Within the loop, we utilize the match function to locate the numerical sequences using the substr function:
- $0 represents the entire input line processed by awk
- substr($0, start, length) extracts a substring starting from position start, which is set to 1 for the beginning of the line, and extends to length characters
- length is calculated as RSTART + RLENGTH – 4, where RSTART holds the starting position of the recent match, and RLENGTH holds its length
- , serves as a separator between the two substrings
This operation extracts the portion of the input line from the start to just before the last three digits of the matched sequence. Similarly, for the second substring, RSTART + RLENGTH – 3 calculates the start position just after the last three digits of the matched sequence.

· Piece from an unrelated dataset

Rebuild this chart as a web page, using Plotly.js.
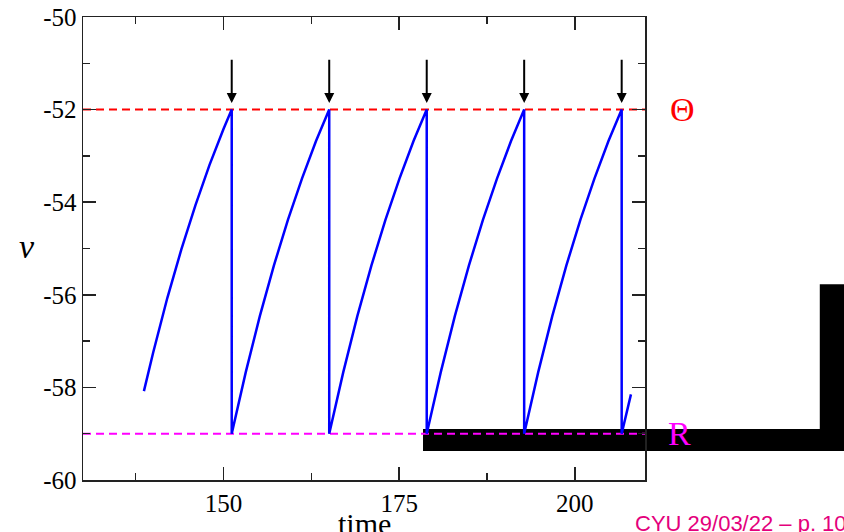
<!DOCTYPE html>
<html>
<head>
<meta charset="utf-8">
<script src="https://cdn.plot.ly/plotly-3.0.1.min.js"></script>
<style>html,body{margin:0;padding:0;background:#fff;}#chart{width:844px;height:532px;}</style>
</head>
<body>
<div id="chart"></div>
<script>
// membrane potential trace
const timeVals = [
  138.67, 140, 142, 144, 146, 148, 150, 151.17,
  151.17, 153.17, 155.17, 157.17, 159.17, 161.17, 163.17, 165.05,
  165.05, 167.05, 169.05, 171.05, 173.05, 175.05, 177.05, 178.93,
  178.93, 180.93, 182.93, 184.93, 186.93, 188.93, 190.93, 192.80,
  192.80, 194.80, 196.80, 198.80, 200.80, 202.80, 204.80, 206.68,
  206.68, 208.0
];
const vVals = [
  -58.08, -57.24, -56.07, -55.02, -54.07, -53.20, -52.42, -52.0,
  -59.0, -57.67, -56.46, -55.37, -54.38, -53.49, -52.68, -52.0,
  -59.0, -57.67, -56.46, -55.37, -54.38, -53.49, -52.68, -52.0,
  -59.0, -57.67, -56.46, -55.37, -54.38, -53.49, -52.68, -52.0,
  -59.0, -57.67, -56.46, -55.37, -54.38, -53.49, -52.68, -52.0,
  -59.0, -58.15
];
const spikeTimes = [151.17, 165.05, 178.93, 192.80, 206.68];
const thresholdV = -52;
const resetV = -59;
const levelX = [130, 210];
const arrowTopV = -50.89;
const arrowTipV = -51.86;
const yTickVals = [-60, -58, -56, -54, -52, -50];
const yTickText = ["-60", "-58", "-56", "-54", "-52", "-50"];
const xTickVals = [150, 175, 200];
const xTickText = ["150", "175", "200"];

const serif = "Liberation Serif";

const traces = [
  {x: levelX, y: [thresholdV, thresholdV], mode: 'lines', line: {color: '#ff0000', width: 2, dash: '8px,5px'}, hoverinfo: 'skip'},
  {x: levelX, y: [resetV, resetV], mode: 'lines', line: {color: '#ff00ff', width: 2, dash: '8px,5px'}, hoverinfo: 'skip'},
  {x: timeVals, y: vVals, mode: 'lines', line: {color: '#0000ff', width: 2.5}}
];

const annotations = spikeTimes.map(t => ({
  x: t, y: arrowTipV, ax: t, ay: arrowTopV, xref: 'x', yref: 'y', axref: 'x', ayref: 'y',
  text: '', showarrow: true, arrowhead: 2, arrowsize: 1, arrowwidth: 2, arrowcolor: '#000', standoff: 0
}));
annotations.push(
  {xref: 'paper', yref: 'y', x: 1.066, y: thresholdV, text: 'Θ', showarrow: false, xanchor: 'center', yanchor: 'middle', font: {family: serif, size: 34, color: '#ff0000'}},
  {xref: 'paper', yref: 'y', x: 1.062, y: resetV, text: 'R', showarrow: false, xanchor: 'center', yanchor: 'middle', font: {family: serif, size: 34, color: '#ff00ff'}},
  {xref: 'paper', yref: 'paper', x: -0.10, y: 0.505, text: '<i>v</i>', showarrow: false, xanchor: 'center', yanchor: 'middle', font: {family: serif, size: 34, color: '#000'}},
  {xref: 'paper', yref: 'paper', x: 0.5, y: -0.053, text: 'time', showarrow: false, xanchor: 'center', yanchor: 'top', font: {family: serif, size: 30, color: '#000'}},
  {xref: 'paper', yref: 'paper', x: 0.9786, y: -0.093, text: 'CYU 29/03/22 – p. 10', showarrow: false, xanchor: 'left', yanchor: 'middle', font: {family: "Liberation Sans", size: 22, color: '#e4007c'}}
);

const layout = {
  width: 844, height: 532,
  margin: {l: 83, r: 199, t: 17, b: 52},
  font: {family: serif, size: 25, color: '#000'},
  paper_bgcolor: '#ffffff',
  plot_bgcolor: 'rgba(0,0,0,0)',
  showlegend: false,
  xaxis: {
    range: [130, 210], tickmode: 'array', tickvals: xTickVals, ticktext: xTickText,
    ticks: 'inside', ticklen: 13, tickwidth: 1.5, tickcolor: '#222',
    showline: true, linecolor: '#222', linewidth: 1.5, mirror: 'ticks',
    showgrid: false, zeroline: false,
    tickfont: {family: serif, size: 25, color: '#000'},
    minor: {tickmode: 'linear', tick0: 0, dtick: 12.5, ticks: 'inside', ticklen: 7, tickwidth: 1.5, tickcolor: '#222', showgrid: false}
  },
  yaxis: {
    range: [-60, -50], tickmode: 'array', tickvals: yTickVals, ticktext: yTickText,
    ticks: 'inside', ticklen: 13, tickwidth: 1.5, tickcolor: '#222',
    showline: true, linecolor: '#222', linewidth: 1.5, mirror: 'ticks',
    showgrid: false, zeroline: false,
    tickfont: {family: serif, size: 25, color: '#000'},
    minor: {tickmode: 'linear', tick0: 0, dtick: 1, ticks: 'inside', ticklen: 7, tickwidth: 1.5, tickcolor: '#222', showgrid: false}
  },
  shapes: [
    {type: 'rect', xref: 'paper', yref: 'paper', x0: 0.605, x1: 1.36, y0: 0.0626, y1: 0.110, fillcolor: '#000', line: {width: 0}, layer: 'below'},
    {type: 'rect', xref: 'paper', yref: 'paper', x0: 1.311, x1: 1.36, y0: 0.0626, y1: 0.423, fillcolor: '#000', line: {width: 0}, layer: 'below'}
  ],
  annotations: annotations
};

Plotly.newPlot('chart', traces, layout, {displayModeBar: false, staticPlot: true});
</script>
</body>
</html>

Together, these substrings replace the matched sequence of four or more consecutive digits with the same sequence. However, they insert a comma just before the last three digits, adding a thousands separator to the number. Lastly, we print the output on the terminal.
5.2. Using mawk
Notably, when using awk implementations such as mawk, which lack support for interval regex operators, we can modify the regular expression to match sequences of consecutive digits:
$ echo not number 1234567890 1234 | awk '{while (match($0, /[0-9][0-9][0-9][0-9]+/))
$0 = substr($0, 1, RSTART+RLENGTH-4) "," substr($0, RSTART+RLENGTH-3);
print}'
not number 1,234,567,890 1,234
In summary, this approach ensures that awk uses commas as a thousands separator uniformly, irrespective of the locale’s thousands_sep setting. Additionally, it avoids adding a separator after the decimal point in numbers such as 1.12345.
6. Conclusion
In this article, we explored several methods to add a thousands separator between numbers in Bash scripts.
Initially, we explored how to edit numbers using the sed command. Subsequently, we demonstrated how to accomplish the same task using printf. Following that, we discussed the Perl approach that adds a thousands separator in Bash. Finally, we saw two versions of the awk command for adding separators in numbers.